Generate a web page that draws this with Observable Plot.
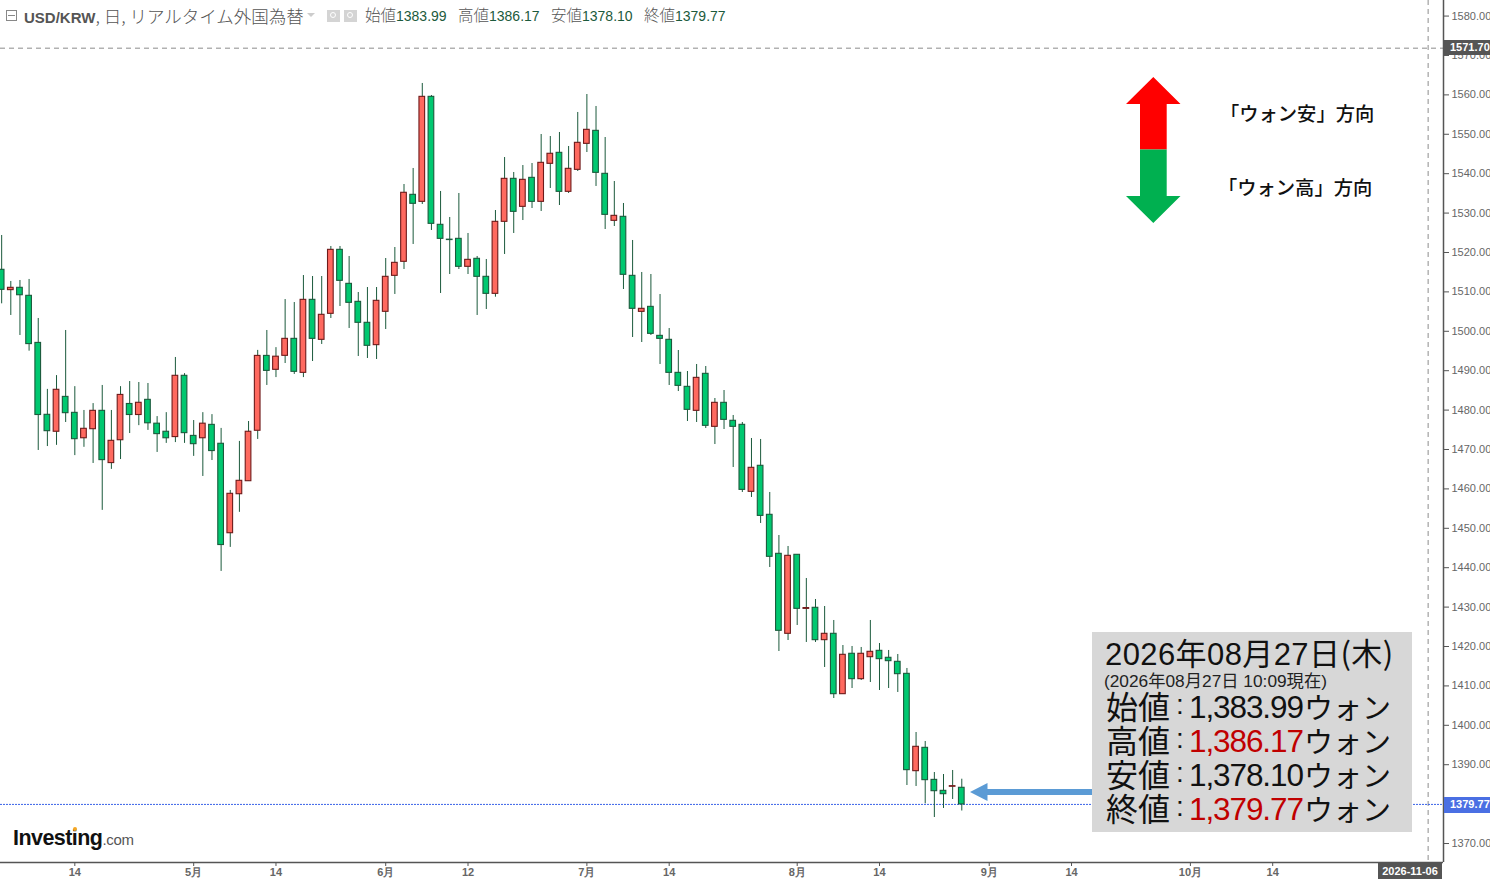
<!DOCTYPE html>
<html lang="ja">
<head>
<meta charset="utf-8">
<script src="https://cdn.jsdelivr.net/npm/d3@7"></script>
<script src="https://cdn.jsdelivr.net/npm/@observablehq/plot@0.6"></script>
<style>
html,body{margin:0;padding:0;background:#fff;overflow:hidden}
#wrap{position:relative;width:1490px;height:879px;overflow:hidden;font-family:"Liberation Sans",Arial,sans-serif}
#wrap svg.plot-root{position:absolute;left:0;top:0}
.ov{position:absolute;white-space:nowrap}
.tag{color:#fff;font:bold 11px "Liberation Sans",Arial,sans-serif;line-height:15px;text-align:left}
.jp{font-family:"Noto Sans CJK JP","Liberation Sans",sans-serif}
.cell{position:absolute;height:34px;line-height:34px;white-space:nowrap;color:#111;font-family:"Liberation Sans",sans-serif}
.cell.jp{font-family:"Noto Sans CJK JP",sans-serif}
</style>
</head>
<body>
<div id="wrap"></div>
<script>
// Daily USD/KRW candles, left to right (trading-day index = array position)
const open = [1515.45,1510.29,1510.88,1508.85,1496.9,1478.65,1474.35,1483.2,1479.15,1472.7,
1475.0,1479.66,1466.4,1472.2,1481.4,1478.6,1482.45,1476.4,1474.35,1473.0,
1488.55,1473.3,1472.7,1476.1,1471.3,1448.6,1458.5,1461.8,1474.6,1493.6,
1490.07,1493.62,1497.93,1489.3,1507.83,1497.68,1504.28,1520.52,1511.89,1507.32,
1502.0,1496.33,1504.79,1513.92,1517.48,1534.48,1532.7,1559.35,1526.87,1523.1,
1523.31,1516.21,1518.24,1513.67,1509.35,1527.63,1538.54,1531.43,1538.79,1532.7,
1542.35,1545.14,1535.24,1540.82,1547.42,1550.72,1539.81,1527.88,1528.9,1513.92,
1504.78,1506.05,1498.69,1497.68,1489.3,1485.75,1479.66,1489.05,1475.6,1481.69,
1477.13,1476.11,1459.1,1465.71,1453.27,1443.37,1423.07,1443.12,1429.4,1429.67,
1421.46,1423.07,1407.75,1418.0,1411.56,1417.14,1418.75,1416.98,1415.96,1412.91,
1388.21,1394.13,1386.0,1383.22,1384.25,1383.99];
const high = [1524.16,1512.49,1512.74,1513.0,1503.1,1485.1,1488.6,1500.05,1485.8,1479.75,
1481.5,1486.1,1479.75,1485.8,1487.1,1486.85,1486.6,1478.2,1479.2,1493.2,
1489.1,1477.2,1479.2,1478.7,1475.2,1459.45,1471.9,1476.95,1495.0,1500.05,
1495.7,1507.9,1507.15,1514.0,1513.75,1513.75,1521.37,1521.37,1518.83,1509.69,
1510.96,1510.96,1518.32,1521.11,1537.1,1541.17,1562.74,1559.69,1535.33,1528.73,
1534.82,1524.67,1518.83,1518.07,1530.5,1543.95,1540.15,1541.92,1542.43,1549.79,
1549.28,1550.3,1546.75,1555.38,1559.94,1556.9,1549.03,1537.86,1532.28,1522.89,
1514.77,1514.26,1509.18,1500.55,1494.97,1489.64,1491.42,1490.91,1482.79,1484.82,
1478.48,1476.7,1472.64,1472.39,1458.94,1448.02,1445.23,1443.12,1437.11,1431.78,
1430.0,1426.45,1420.1,1419.85,1419.6,1426.45,1420.61,1418.84,1417.82,1414.27,
1398.02,1395.74,1387.87,1387.36,1388.38,1386.17];
const low = [1506.82,1503.86,1498.78,1494.8,1469.6,1470.6,1470.9,1476.7,1468.3,1470.4,
1466.3,1454.4,1464.8,1467.3,1473.9,1475.9,1474.7,1469.1,1471.4,1471.6,
1471.4,1468.1,1463.0,1467.05,1438.9,1445.0,1453.9,1461.8,1472.4,1486.1,
1488.1,1491.67,1488.9,1488.1,1492.18,1496.5,1503.1,1506.14,1500.56,1493.45,
1492.94,1492.69,1500.3,1509.19,1515.53,1521.88,1532.03,1525.43,1509.44,1514.26,
1515.53,1514.26,1503.86,1505.38,1508.5,1519.34,1524.67,1527.96,1531.01,1530.25,
1536.09,1531.77,1534.82,1540.4,1545.22,1536.6,1525.68,1526.44,1510.45,1498.27,
1497.0,1498.78,1491.42,1486.09,1484.56,1476.95,1476.7,1475.17,1471.11,1474.92,
1465.28,1458.94,1457.67,1451.07,1439.9,1418.58,1421.37,1425.18,1420.87,1420.87,
1414.52,1406.65,1407.75,1409.19,1411.22,1410.71,1408.68,1409.19,1408.18,1384.57,
1384.32,1379.92,1376.45,1378.74,1381.02,1378.1];
const close = [1510.37,1510.88,1509.0,1496.6,1478.6,1474.5,1485.0,1479.07,1472.47,1475.1,
1479.66,1467.15,1472.05,1483.7,1478.6,1481.7,1476.5,1473.75,1472.7,1488.55,
1474.0,1471.2,1476.4,1469.45,1445.6,1458.6,1461.9,1474.35,1493.6,1489.8,
1493.4,1497.93,1489.56,1507.83,1497.93,1504.03,1520.52,1512.65,1507.07,1502.0,
1496.16,1507.58,1513.67,1517.22,1535.0,1532.2,1559.35,1527.12,1523.31,1523.0,
1516.21,1517.98,1513.67,1509.35,1527.63,1538.54,1530.16,1538.29,1532.7,1542.6,
1544.9,1535.24,1541.08,1547.68,1550.98,1540.06,1529.4,1529.15,1514.18,1505.55,
1505.55,1499.2,1497.93,1489.3,1486.0,1479.91,1488.03,1475.85,1481.69,1477.37,
1475.6,1459.6,1465.2,1453.0,1442.61,1423.83,1442.86,1429.41,1429.6,1421.46,
1423.07,1407.75,1417.74,1411.56,1418.0,1418.5,1416.64,1416.13,1412.83,1388.47,
1394.39,1385.93,1383.13,1382.37,1384.4,1379.77];

const xTickIndex = [8,21,30,42,51,64,73,87,96,108,117,130,139];
const xTickLabels = ["14","5月","14","6月","12","7月","14","8月","14","9月","14","10月","14"];
const yTicks = [1370,1380,1390,1400,1410,1420,1430,1440,1450,1460,1470,1480,1490,1500,1510,1520,1530,1540,1550,1560,1570,1580];
const crosshairPrice = 1571.70;
const crosshairIndex = 156;
const lastClose = 1379.77;

const candles = open.map((o,i)=>({i,open:o,high:high[i],low:low[i],close:close[i],up:close[i]>o}));

const XDOMAIN=[-0.127,157.68], YDOMAIN=[1365.03,1583.8];
const chart = Plot.plot({
  width:1490,height:879,marginLeft:0,marginRight:47,marginTop:0,marginBottom:17,
  style:{fontFamily:'"Liberation Sans",Arial,sans-serif',background:"transparent",overflow:"hidden"},
  x:{type:"linear",domain:XDOMAIN},
  y:{type:"linear",domain:YDOMAIN},
  marks:[
    Plot.ruleY([crosshairPrice],{stroke:"#8c8c8c",strokeWidth:1,strokeDasharray:"5,4"}),
    Plot.ruleX([crosshairIndex],{stroke:"#8c8c8c",strokeWidth:1,strokeDasharray:"5,4"}),
    Plot.ruleY([lastClose],{stroke:"#3a62e8",strokeWidth:1,strokeDasharray:"2,1"}),
    Plot.ruleX(candles,{x:"i",y1:"low",y2:"high",stroke:"#1b5a3c",strokeWidth:1}),
    Plot.rect(candles,{
      x1:d=>d.i-0.31,x2:d=>d.i+0.31,
      y1:d=>Math.min(d.open,d.close),y2:d=>Math.max(d.open,d.close),
      fill:d=>d.up?"#ff695f":"#00c870",
      stroke:d=>d.up?"#6e1a1a":"#1b5a3c",strokeWidth:1.1
    }),
    Plot.ruleX([XDOMAIN[1]],{stroke:"#555",strokeWidth:1.5}),
    Plot.ruleY([YDOMAIN[0]],{stroke:"#555",strokeWidth:1.5}),
    Plot.axisY({anchor:"right",ticks:yTicks,tickFormat:d=>d.toFixed(2),tickSize:5,tickPadding:3,label:null,fontSize:11,fill:"#666",stroke:"#555",dy:0.6}),
    Plot.axisX({anchor:"bottom",ticks:xTickIndex,tickFormat:d=>xTickLabels[xTickIndex.indexOf(d)],tickSize:4,tickPadding:2,label:null,fontSize:11,fontWeight:"bold",fill:"#666",stroke:"#555"})
  ]
});
const wrap=document.getElementById("wrap");
wrap.appendChild(chart);

function add(html){const t=document.createElement("template");t.innerHTML=html.trim();wrap.appendChild(t.content.firstChild);}

// header legend
add(`<div class="ov" style="left:6px;top:10px;width:11px;height:11px;border:1px solid #888;box-sizing:border-box"><div style="margin:4px 1px 0;height:1px;background:#888"></div></div>`);
add(`<div class="ov jp" style="left:24px;top:4px;font-size:17.5px;line-height:23px;font-weight:300;color:#555"><b style="font-family:'Liberation Sans';font-weight:bold;font-size:15px">USD/KRW</b>, 日, リアルタイム外国為替</div>`);
add(`<div class="ov" style="left:307px;top:13px;width:0;height:0;border:4px solid transparent;border-top:4px solid #ccc"></div>`);
add(`<div class="ov" style="left:327px;top:10px;width:13px;height:12px;background:#d4d4d4"><div style="width:6px;height:6px;border:1px solid #fff;border-radius:50%;margin:2px 2.5px;box-sizing:border-box"></div></div>`);
add(`<div class="ov" style="left:344px;top:10px;width:13px;height:12px;background:#d4d4d4"><div style="width:6px;height:6px;border:1px solid #fff;border-radius:50%;margin:2px 2.5px;box-sizing:border-box"></div></div>`);
const hdr=[["始値",365,"1383.99"],["高値",458,"1386.17"],["安値",551,"1378.10"],["終値",644,"1379.77"]];
hdr.forEach(([k,x,v])=>add(`<div class="ov" style="left:${x}px;top:3px;line-height:22px;font-size:14px;color:#1c5a3c"><span class="jp" style="color:#555;font-size:15.5px;font-weight:300">${k}</span>${v}</div>`));

// direction arrows
add(`<svg class="ov" style="left:0;top:0" width="1490" height="879" viewBox="0 0 1490 879">
<polygon points="1153.3,77 1180.5,104 1166.7,104 1166.7,149.5 1140,149.5 1140,104 1126,104" fill="#ff0000"/>
<polygon points="1153.3,223 1180.5,196 1166.7,196 1166.7,149.5 1140,149.5 1140,196 1126,196" fill="#00b050"/>
<polygon points="970,792 987.5,783 987.5,789 1092,789 1092,795 987.5,795 987.5,801" fill="#5b9bd5"/>
</svg>`);
add(`<div class="ov jp" style="left:1220px;top:98px;font-size:19.3px;line-height:30px;font-weight:500;color:#111">「ウォン安」方向</div>`);
add(`<div class="ov jp" style="left:1218px;top:172px;font-size:19.3px;line-height:30px;font-weight:500;color:#111">「ウォン高」方向</div>`);

// info box
const rows=[["始値","1,383.99",false,690],["高値","1,386.17",true,724],["安値","1,378.10",false,758],["終値","1,379.77",true,792]];
let box=`<div class="ov" style="left:1092px;top:632px;width:320px;height:200px;background:#d7d7d7">`;
box+=`<div class="ov" style="left:13px;top:0px;line-height:40px;font-size:31px;color:#111;letter-spacing:0.4px">2026<span class="jp">年</span>08<span class="jp">月</span>27<span class="jp">日</span><span class="jp">(木)</span></div>`;
box+=`<div class="ov" style="left:12px;top:38px;line-height:20px;font-size:17.3px;color:#222">(2026<span class="jp">年</span>08<span class="jp">月</span>27<span class="jp">日</span> 10:09<span class="jp">現在</span>)</div>`;
rows.forEach(([k,v,red,y])=>{
  const t=y-632-2;
  box+=`<span class="cell jp" style="left:14px;top:${t}px;font-size:32px">${k}</span>`;
  box+=`<span class="cell" style="left:84px;top:${t}px;font-size:28px">:</span>`;
  box+=`<span class="cell" style="left:97px;top:${t+2}px;font-size:31.5px;letter-spacing:-1.1px;color:${red?'#c00000':'#111'}">${v}</span>`;
  box+=`<span class="cell jp" style="left:212px;top:${t+1}px;font-size:29px">ウォン</span>`;
});
box+=`</div>`;
add(box);

// axis tags
add(`<div class="ov tag" style="left:1444px;top:40px;width:46px;height:15px;background:#555;padding-left:6px;box-sizing:border-box">${crosshairPrice.toFixed(2)}</div>`);
add(`<div class="ov tag" style="left:1444px;top:797px;width:46px;height:16px;background:#4a6fe3;padding-left:6px;box-sizing:border-box">${lastClose.toFixed(2)}</div>`);
add(`<div class="ov tag" style="left:1378px;top:862px;width:64px;height:17px;background:#555;text-align:center;line-height:19px">2026-11-06</div>`);

// logo
add(`<div class="ov" style="left:13px;top:825px;line-height:26px;font-size:21.5px;font-weight:bold;letter-spacing:-0.55px;color:#111">Investing<span style="font-weight:normal;font-size:15px;letter-spacing:-0.3px;color:#555">.com</span></div>`);
add(`<div class="ov" style="left:73px;top:827px;width:4px;height:4px;background:#f5a623;border-radius:50%"></div>`);
</script>
</body>
</html>
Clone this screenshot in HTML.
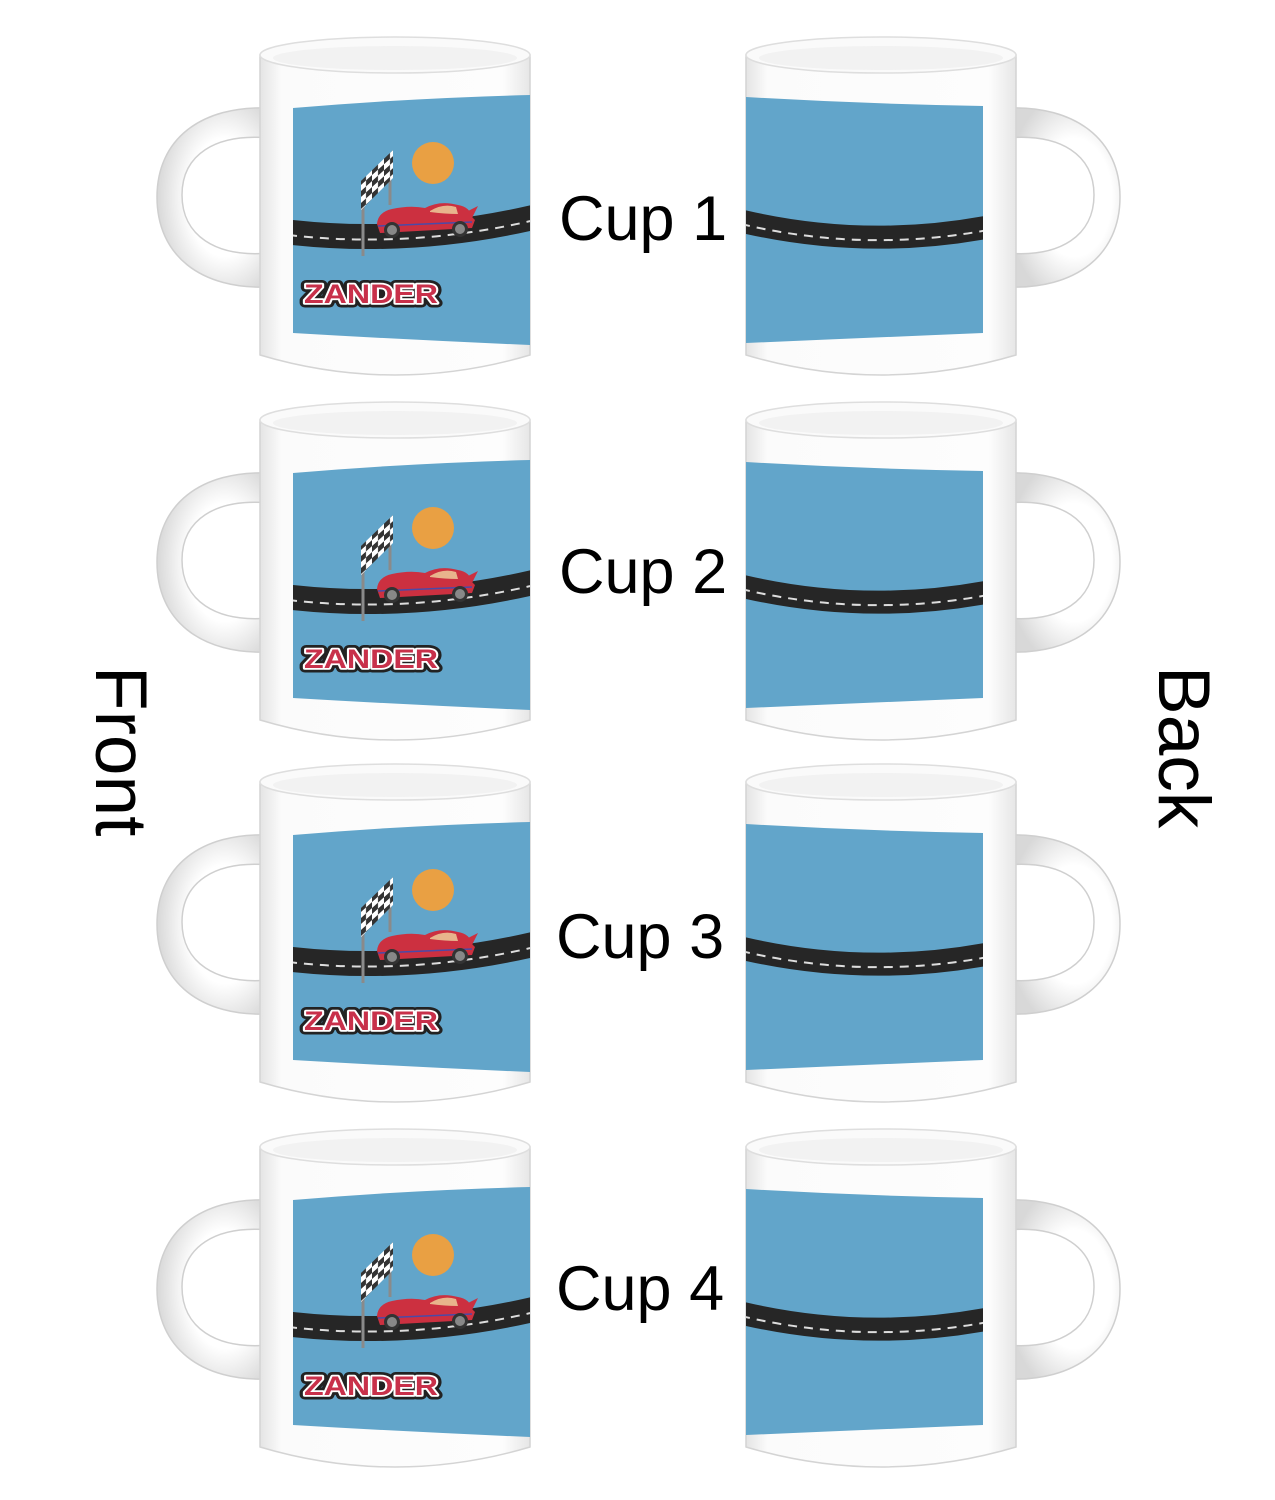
<!DOCTYPE html>
<html><head><meta charset="utf-8"><style>
html,body{margin:0;padding:0;background:#fff;}
svg{display:block;}
text{font-family:"Liberation Sans",sans-serif;}
</style></head><body>
<svg width="1275" height="1500" viewBox="0 0 1275 1500" xmlns="http://www.w3.org/2000/svg">
<defs>
<pattern id="chk" width="12" height="12" patternUnits="userSpaceOnUse" patternTransform="skewY(-42)">
<rect width="12" height="12" fill="#fff"/><rect width="6" height="6" fill="#333"/><rect x="6" y="6" width="6" height="6" fill="#333"/>
</pattern>
<linearGradient id="bg" x1="0" x2="1" y1="0" y2="0">
<stop offset="0" stop-color="#e4e4e4"/><stop offset="0.08" stop-color="#fbfbfb"/><stop offset="0.9" stop-color="#fdfdfd"/><stop offset="1" stop-color="#e6e6e6"/>
</linearGradient>
<radialGradient id="hgl" cx="0.6" cy="0.5" r="0.6"><stop offset="0.55" stop-color="#ffffff"/><stop offset="1" stop-color="#d8d8d8"/></radialGradient>
<clipPath id="cf"><rect x="293" y="90" width="237" height="260"/></clipPath>
<clipPath id="cb"><rect x="746" y="90" width="237" height="260"/></clipPath>
<g id="front">
  <path fill-rule="evenodd" fill="url(#hgl)" stroke="#cfcfcf" stroke-width="1.5" d="M270,108 C200,105 157,140 157,197 C157,255 200,290 270,287 L270,253 C215,258 182,235 182,195 C182,155 215,133 270,138 Z"/>
  <path d="M260,55 L260,355 Q395,395 530,355 L530,55 Z" fill="url(#bg)" stroke="#d4d4d4" stroke-width="1.5"/>
  <ellipse cx="395" cy="55" rx="135" ry="18" fill="#fafafa" stroke="#dedede" stroke-width="1.5"/>
  <ellipse cx="395" cy="58" rx="122" ry="12" fill="#f2f2f2"/>
  <path d="M293,108 Q411,98 530,95 L530,345 Q411,340 293,333 Z" fill="#62a5ca"/>
  <g clip-path="url(#cf)">
  <path d="M288,232 Q411,246 535,217" fill="none" stroke="#262626" stroke-width="25"/>
  <path d="M288,235 Q411,249 535,220" fill="none" stroke="#ddd" stroke-width="2" stroke-dasharray="9 7"/>
  </g>
  <circle cx="433" cy="163" r="21" fill="#e9a043"/>
  <line x1="363" y1="180" x2="363" y2="256" stroke="#8a8a8a" stroke-width="3"/>
  <line x1="390" y1="155" x2="390" y2="205" stroke="#8a8a8a" stroke-width="3"/>
  <polygon points="361,181 393,150 393,178 361,210" fill="url(#chk)"/>
  <path d="M377,224 Q378,212 392,209 Q410,205 425,208 Q440,200 458,205 Q470,207 472,217 L475,220 L472,228 L380,233 Z" fill="#cc3040"/>
  <path d="M430,211 Q443,203 456,207 L458,214 Q445,214 430,212 Z" fill="#e8b48c"/>
  <path d="M466,212 L478,206 L472,218 Z" fill="#cc3040"/>
  <line x1="378" y1="226" x2="472" y2="222" stroke="#4a4aa8" stroke-width="1.5"/>
  <circle cx="392" cy="230" r="8" fill="#333"/><circle cx="392" cy="230" r="5" fill="#888"/>
  <circle cx="460" cy="229" r="8" fill="#333"/><circle cx="460" cy="229" r="5" fill="#888"/>
  <text x="304" y="303" font-family="Liberation Serif" font-weight="bold" font-size="27" textLength="134" lengthAdjust="spacingAndGlyphs" fill="#222" stroke="#222" stroke-width="9" stroke-linejoin="round">ZANDER</text>
  <text x="304" y="303" font-family="Liberation Serif" font-weight="bold" font-size="27" textLength="134" lengthAdjust="spacingAndGlyphs" fill="#c8304a" stroke="#fff" stroke-width="3.5" stroke-linejoin="round" paint-order="stroke">ZANDER</text>
</g>
<g id="back">
  <path fill-rule="evenodd" fill="url(#hgl)" stroke="#cfcfcf" stroke-width="1.5" d="M1006,108 C1076,105 1120,140 1120,197 C1120,255 1076,290 1006,287 L1006,253 C1061,258 1094,235 1094,195 C1094,155 1061,133 1006,138 Z"/>
  <path d="M746,55 L746,355 Q881,395 1016,355 L1016,55 Z" fill="url(#bg)" stroke="#d4d4d4" stroke-width="1.5"/>
  <ellipse cx="881" cy="55" rx="135" ry="18" fill="#fafafa" stroke="#dedede" stroke-width="1.5"/>
  <ellipse cx="881" cy="58" rx="122" ry="12" fill="#f2f2f2"/>
  <path d="M746,97 Q864,104 983,106 L983,333 Q864,338 746,343 Z" fill="#62a5ca"/>
  <g clip-path="url(#cb)">
  <path d="M741,221 Q864,250 988,227" fill="none" stroke="#262626" stroke-width="23"/>
  <path d="M741,224 Q864,253 988,230" fill="none" stroke="#ddd" stroke-width="2" stroke-dasharray="9 7"/>
  </g>
</g>
</defs>
<use href="#front"/><use href="#back"/>
<use href="#front" y="365"/><use href="#back" y="365"/>
<use href="#front" y="727"/><use href="#back" y="727"/>
<use href="#front" y="1092"/><use href="#back" y="1092"/>
<text x="559" y="240" font-size="63" fill="#000">Cup 1</text>
<text x="559" y="593" font-size="63" fill="#000">Cup 2</text>
<text x="556" y="958" font-size="63" fill="#000">Cup 3</text>
<text x="556" y="1310" font-size="63" fill="#000">Cup 4</text>
<text transform="translate(96,666) rotate(90)" font-size="73" fill="#000">Front</text>
<text transform="translate(1159,666) rotate(90)" font-size="73" fill="#000">Back</text>
</svg>
</body></html>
********
Copy whichever lines in the listing above contain the word "this".

#### CORRECT RESULT:
Generate a web page that draws this with Observable Plot.
Clone this screenshot in HTML.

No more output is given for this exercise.